The Vanderbilt records are not available for inspection under the Tennessee Public Records Act because of Rule 16(a)(2), the appeals court ruled.

"In light of the pending investigation and prosecution arising out of the events for which the records were [compiled], access under the TPRA is not required at this time," wrote Dinkins for a panel.

Judge Neal McBrayer wrote a dissenting opinion, taking issue with the majority's application of the criminal procedure rule. He said that the records have already been released to the accused former football players' attorneys.

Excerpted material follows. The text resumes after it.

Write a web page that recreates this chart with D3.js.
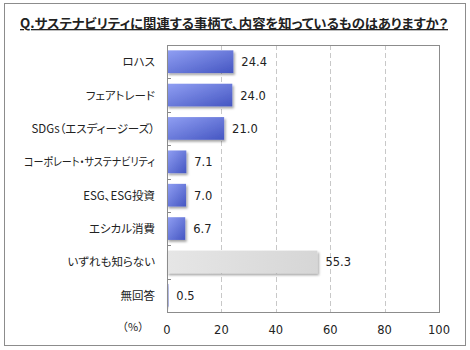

"[The Metropolitan Government] conceded in both its brief and at oral argument that the materials sought by the petitioners had been provided to the criminal defendants, placing the materials outside the scope of materials described in Rule 16(a)(2). Certainly, the materials making up Metro's records regarding the alleged rape on the Vanderbilt campus, as described by the trial court, would not all fall within the description of documents found in Rule 16(a)(2)," wrote McBrayer. "As a result, I conclude, as did the trial court, that the materials sought by petitioners were not completely excepted from disclosure under the Public Records Act by virtue of Rule 16(a)(2)."

The Tennessee Coalition for Open Government is a plaintiff in the case. TCOG Executive Director Deborah Fisher wrote in a column Monday that withholding records that are part of an investigation is overbroad.

"The Court of Appeals in Nashville last week kicked the can farther down the wrong road when it expanded police powers so they could keep just about anything and everything they want secret from citizens," she wrote.